In this comprehensive and authoritative guide, Charles Rosen places the works in context and provides an understanding of the formal principles involved in interpreting and performing this unique repertoire, covering such aspects as sonata form, phrasing, and tempo, as well as the use of pedal and trills. In the second part of his book, he looks at the sonatas individually, from the earliest works of the 1790s through the sonatas of Beethoven’s youthful popularity of the early 1800s, the subsequent years of mastery, the years of stress (1812-1817), and the last three sonatas of the 1820s.
Composed as much for private music-making as public recital, Beethoven’s sonatas have long formed a bridge between the worlds of the salon and the concert hall. For today’s audience, Rosen has written a guide that brings out the gravity, passion, and humor of these works and will enrich the appreciation of a wide range of readers, whether listeners, amateur musicians, or professional pianists.

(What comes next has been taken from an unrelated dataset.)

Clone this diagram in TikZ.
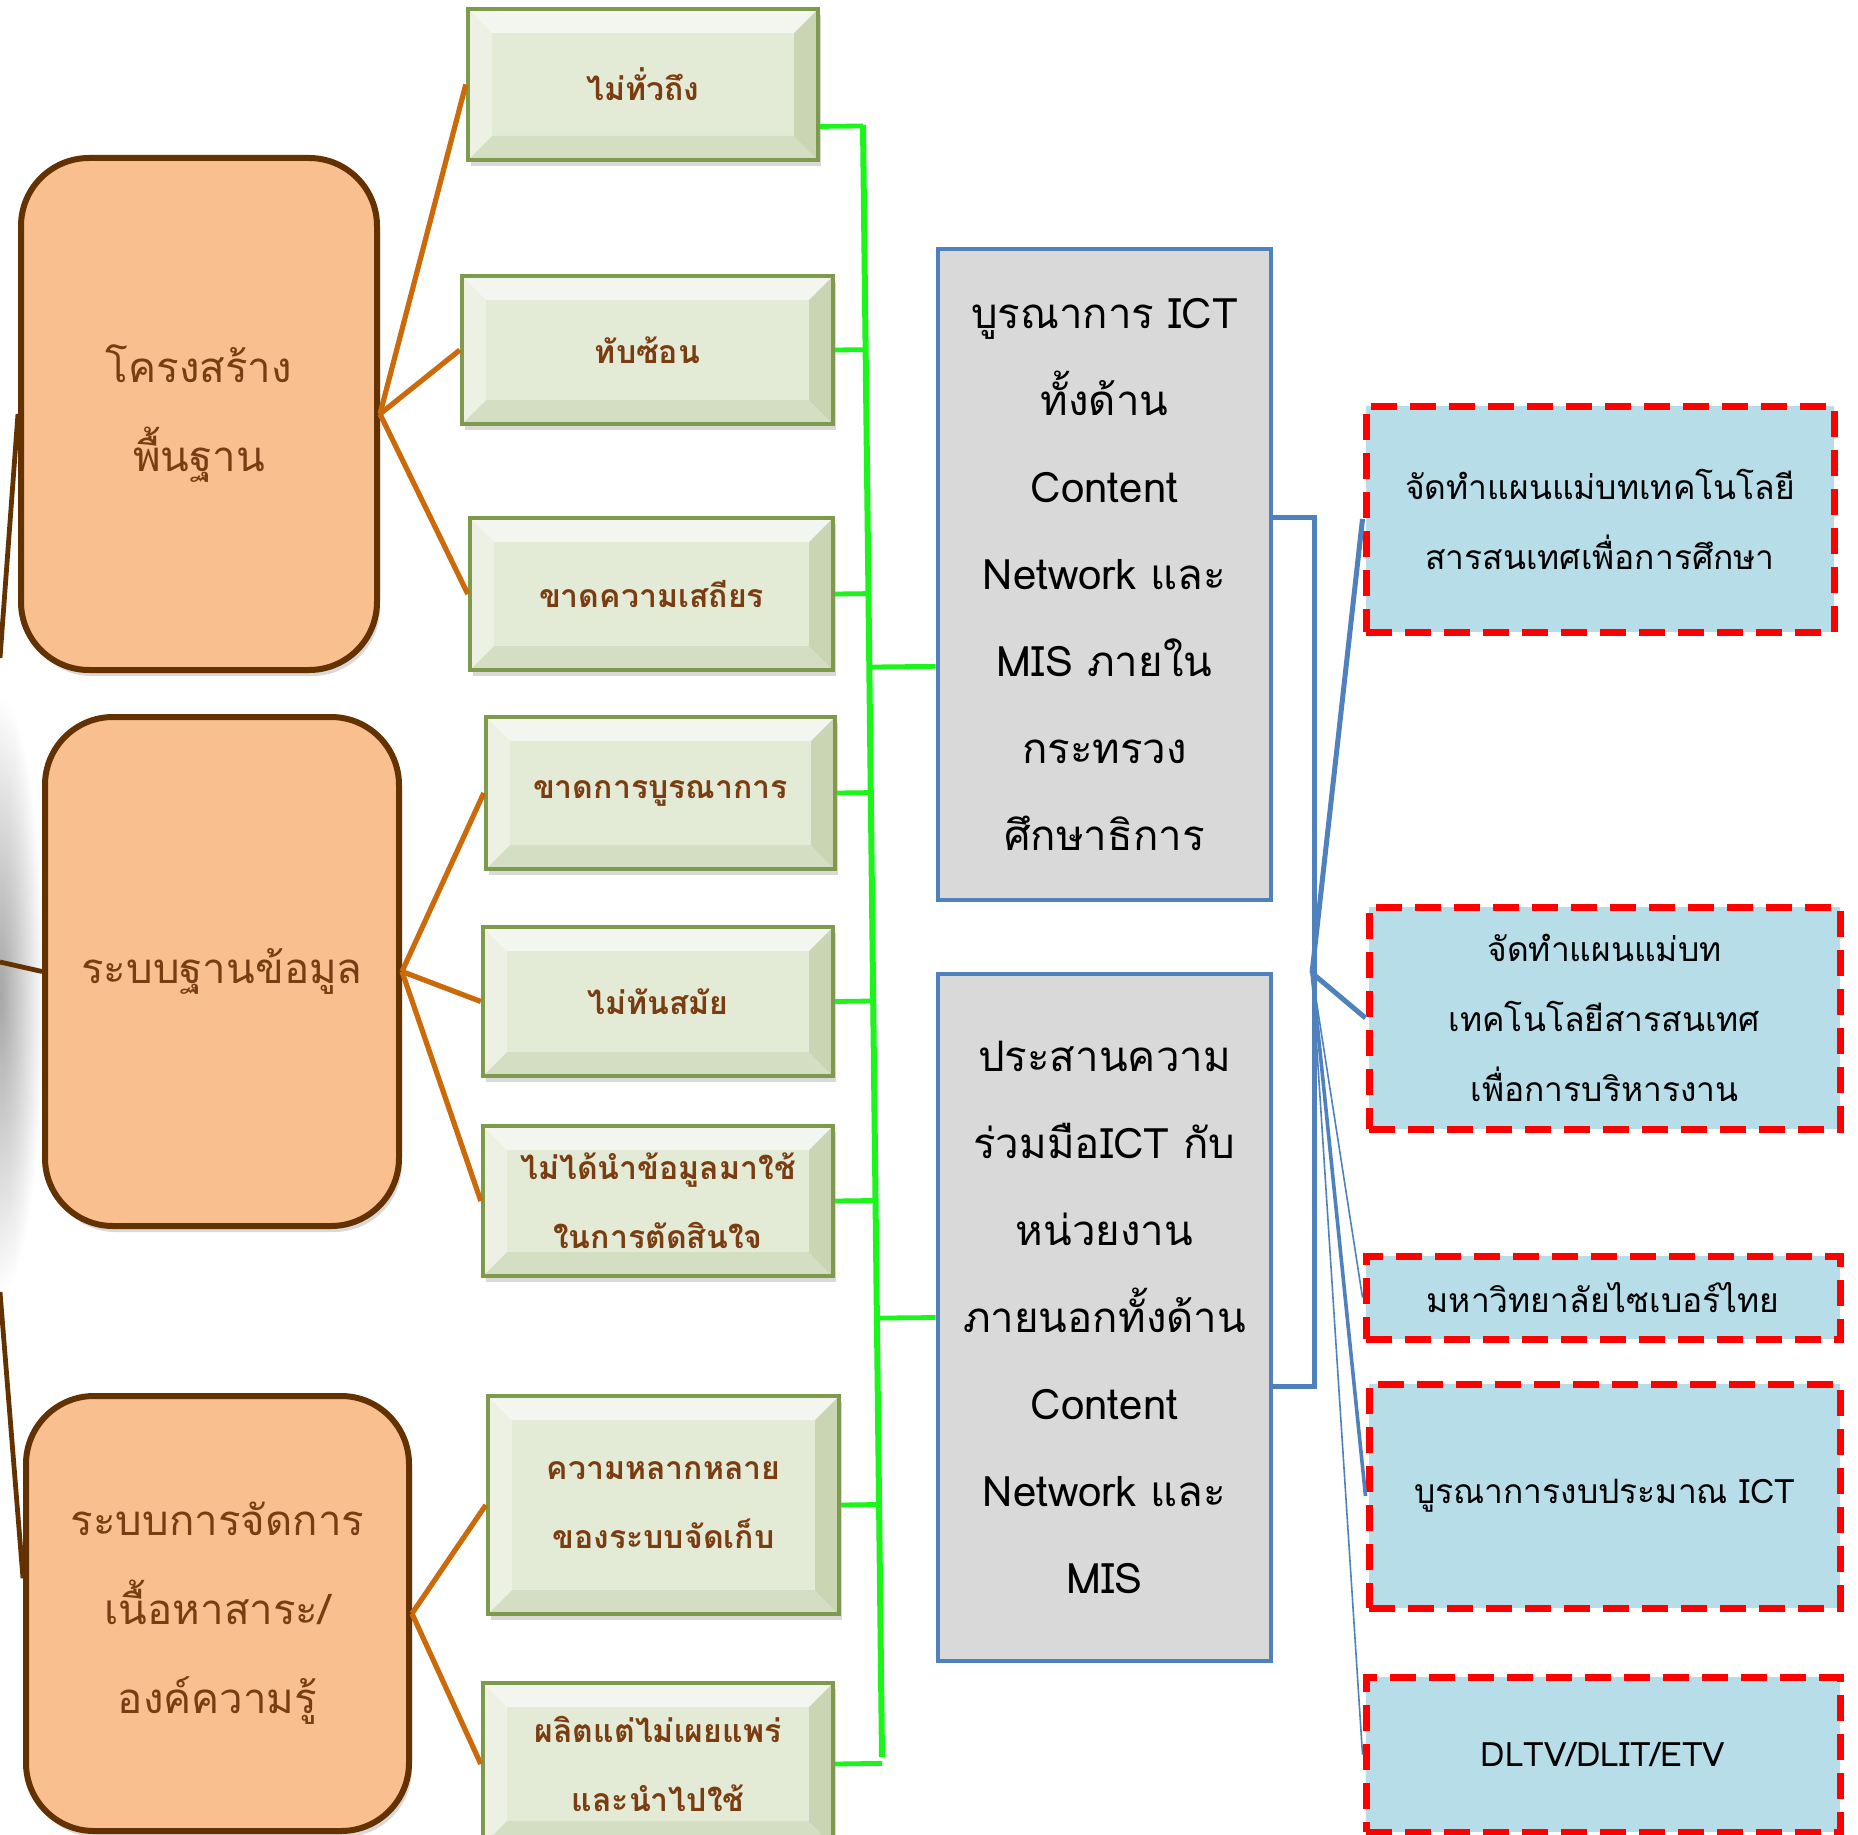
\documentclass[tikz,border=0pt]{standalone}
\usepackage{fontspec}
\setmainfont{Loma}[Script=Thai]
\usetikzlibrary{calc,shadows}
\definecolor{peach}{HTML}{F9BF8F}
\definecolor{brownedge}{HTML}{643200}
\definecolor{browntext}{HTML}{7A3D12}
\definecolor{orangeline}{HTML}{CC6A0A}
\definecolor{palegreen}{HTML}{E3EAD6}
\definecolor{olive}{HTML}{7E9A4C}
\definecolor{limeline}{HTML}{1AF51A}
\definecolor{greyfill}{HTML}{D9D9D9}
\definecolor{blueedge}{HTML}{4F81BD}
\definecolor{lightblue}{HTML}{B7DDE8}
\tikzset{
	bevel/.style={path picture={
		\path (path picture bounding box.south west) coordinate (bv1)
			(path picture bounding box.north east) coordinate (bv2);
		\fill[white,opacity=.6] (bv1 |- bv2) -- (bv2) -- ([shift={(-12pt,-12pt)}]bv2) -- ([shift={(12pt,-12pt)}]bv1 |- bv2) -- cycle;
		\fill[white,opacity=.35] (bv1) -- (bv1 |- bv2) -- ([shift={(12pt,-12pt)}]bv1 |- bv2) -- ([shift={(12pt,12pt)}]bv1) -- cycle;
		\fill[olive,opacity=.14] (bv1) -- (bv1 -| bv2) -- ([shift={(-12pt,12pt)}]bv1 -| bv2) -- ([shift={(12pt,12pt)}]bv1) -- cycle;
		\fill[olive,opacity=.25] (bv1 -| bv2) -- (bv2) -- ([shift={(-12pt,-12pt)}]bv2) -- ([shift={(-12pt,12pt)}]bv1 -| bv2) -- cycle;
	}},
	obox/.style={rectangle,rounded corners=34pt,draw=brownedge,line width=3pt,fill=peach,text=browntext,
		align=center,inner sep=0pt,font=\fontsize{21pt}{44.5pt}\selectfont,
		drop shadow={shadow xshift=1.5pt,shadow yshift=-3pt,opacity=.3}},
	gbox/.style={rectangle,draw=olive,line width=2.2pt,fill=palegreen,bevel,text=browntext,
		align=center,inner sep=0pt,font=\fontsize{16pt}{34.5pt}\selectfont\bfseries,
		drop shadow={shadow xshift=1.5pt,shadow yshift=-3pt,opacity=.3}},
	ibox/.style={rectangle,draw=blueedge,line width=2.4pt,fill=greyfill,text=black,
		align=center,inner sep=0pt,font=\fontsize{21pt}{43.5pt}\selectfont},
	rbox/.style={rectangle,draw=red,line width=3.5pt,dash pattern=on 13pt off 6.5pt,fill=lightblue,text=black,
		align=center,inner sep=0pt,font=\fontsize{16.8pt}{35pt}\selectfont},
	oline/.style={orangeline,line width=2.6pt},
	lline/.style={brownedge,line width=2.4pt},
	gstub/.style={limeline,line width=2.4pt},
	bline/.style={blueedge,line width=2.5pt}
}
\begin{document}
\begin{tikzpicture}[x=0.5pt,y=-0.5pt]
	\useasboundingbox (0,0) rectangle (1858,1835);
	\clip (0,0) rectangle (1858,1835);
	\shade[inner color=black!35,outer color=white] (0,995) ellipse [x radius=22pt,y radius=150pt];

	\node[obox,minimum width=178pt,minimum height=256pt] (o1) at (199,414) {โครงสร้าง\\พื้นฐาน};
	\node[obox,minimum width=177pt,minimum height=254.5pt] (o2) at (222,971.5) {ระบบฐานข้อมูล};
	\node[obox,minimum width=191.5pt,minimum height=217.5pt] (o3) at (217.5,1613.5) {ระบบการจัดการ\\เนื้อหาสาระ/\\องค์ความรู้};

	\node[gbox,minimum width=175pt,minimum height=75.5pt] (g1) at (643,84.5) {ไม่ทั่วถึง};
	\node[gbox,minimum width=185.5pt,minimum height=74pt] (g2) at (647.5,350) {ทับซ้อน};
	\node[gbox,minimum width=181.5pt,minimum height=76pt] (g3) at (651.5,594) {ขาดความเสถียร};
	\node[gbox,minimum width=174.5pt,minimum height=76pt] (g4) at (660.5,793) {ขาดการบูรณาการ};
	\node[gbox,minimum width=175pt,minimum height=74.5pt] (g5) at (658,1001.5) {ไม่ทันสมัย};
	\node[gbox,minimum width=175pt,minimum height=75pt] (g6) at (658,1201) {ไม่ได้นำข้อมูลมาใช้\\ในการตัดสินใจ};
	\node[gbox,minimum width=175.5pt,minimum height=109pt] (g7) at (663.5,1505) {ความหลากหลาย\\ของระบบจัดเก็บ};
	\node[gbox,minimum width=175pt,minimum height=81pt] (g8) at (658,1764) {ผลิตแต่ไม่เผยแพร่\\และนำไปใช้};

	\node[ibox,minimum width=166.5pt,minimum height=325.5pt] (b1) at (1104.5,574.5) {บูรณาการ ICT\\ทั้งด้าน\\Content\\Network และ\\MIS ภายใน\\กระทรวง\\ศึกษาธิการ};
	\node[ibox,minimum width=166.5pt,minimum height=343.5pt] (b2) at (1104.5,1317.5) {ประสานความ\\ร่วมมือICT กับ\\หน่วยงาน\\ภายนอกทั้งด้าน\\Content\\Network และ\\MIS};

	\node[rbox,minimum width=234pt,minimum height=113pt] (r1) at (1600,519) {จัดทำแผนแม่บทเทคโนโลยี\\สารสนเทศเพื่อการศึกษา};
	\node[rbox,minimum width=235.5pt,minimum height=111pt] (r2) at (1604.5,1018) {จัดทำแผนแม่บท\\เทคโนโลยีสารสนเทศ\\เพื่อการบริหารงาน};
	\node[rbox,minimum width=237pt,minimum height=41.5pt] (r3) at (1603,1297.5) {มหาวิทยาลัยไซเบอร์ไทย};
	\node[rbox,minimum width=235.5pt,minimum height=112pt] (r4) at (1604.5,1496) {บูรณาการงบประมาณ ICT};
	\node[rbox,minimum width=237pt,minimum height=77.5pt] (r5) at (1603,1754.5) {DLTV/DLIT/ETV};

	\coordinate (lp1) at (0,658);
	\coordinate (lp2) at (0,962);
	\coordinate (lp3) at (0,1292);
	\draw[lline] (lp1) -- (o1.west);
	\draw[lline] (lp2) -- (o2.west);
	\draw[lline] (lp3) -- ($(o3.north west)!0.42!(o3.south west)$);

	\foreach \g in {g1,g2,g3}
		\draw[oline] (o1.east) -- (\g.west);
	\foreach \g in {g4,g5,g6}
		\draw[oline] (o2.east) -- (\g.west);
	\foreach \g in {g7,g8}
		\draw[oline] (o3.east) -- (\g.west);

	\coordinate (bustop) at (863,125);
	\coordinate (busbot) at (882,1757);
	\coordinate (g1out) at ($(g1.north east)!0.77!(g1.south east)$);
	\coordinate (b1in) at ($(b1.north west)!0.64!(b1.south west)$);
	\draw[gstub] (g1out) -- ($(bustop)!(g1out)!(busbot)$);
	\foreach \g in {g2,g3,g4,g5,g6,g7,g8}
		\draw[gstub] (\g.east) -- ($(bustop)!(\g.east)!(busbot)$);
	\draw[gstub] (b1in) -- ($(bustop)!(b1in)!(busbot)$);
	\draw[gstub] (b2.west) -- ($(bustop)!(b2.west)!(busbot)$);
	\draw[limeline,line width=3pt] (bustop) -- (busbot);

	\coordinate (b1out) at ($(b1.north east)!0.413!(b1.south east)$);
	\coordinate (b2out) at ($(b2.north east)!0.6!(b2.south east)$);
	\coordinate (hub) at (1312,973);
	\draw[bline] (b1out) -- ++(41,0) |- (b2out);
	\draw[bline] (hub) -- (r1.west);
	\draw[bline] (hub) -- (r2.west);
	\draw[bline,line width=.8pt] (hub) -- (r3.west);
	\draw[bline,line width=1.8pt] (hub) -- (r4.west);
	\draw[bline,line width=.8pt] (hub) -- (r5.west);
\end{tikzpicture}
\end{document}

The book includes a CD of Rosen performing extracts from several of the sonatas, illustrating points made in the text.
PUBLISHERS WEEKLY
Rosen's prize-winning study The Classical Style was a wide-ranging look at music history. His latest book originated in seminars given to piano students at an Italian festival, and is divided into two sections, "Formal Principles" (considerations of phrasing and tempo, for example) and "The Sonatas" (analyses of the 18th- and early-19th-century sonatas). Rosen points out that though Beethoven wrote his sonatas at a time when such works were meant for amateur performances at home, he consistently made them too difficult for this purpose. He also observes that Beethoven rarely used simple indications of tempo, such as allegro (quickly) or lento (slowly); instead, he saddled his interpreters with complex and debatable instructions like allegro vivace e con brio (quickly, lively, and with gusto). How fast should the opening of the famous Moonlight sonata, which is "often taken at too slow a pace," be played? And what about the knuckle-busting Hammerklavier sonata, about which Rosen notes, "high-minded pianists consider the very fast tempo vulgar... more than anything else, it is an explosion of energy"? Rosen addresses many such practical questions, and, in the accompanying CD, he plays excerpts from some of the sonatas to illustrate his points. Mostly steering clear of the kind of catty comments about performers and fellow critics that pepper his journalism, Rosen keeps his eye on the subject, and the result is measured and sane. A nice complement to, if not a substitute for, earlier books by Timothy Jones, Kenneth Drake and Robert Taub, this book's musical examples and occasional technical language should not turn off Ludwig-o-maniacs.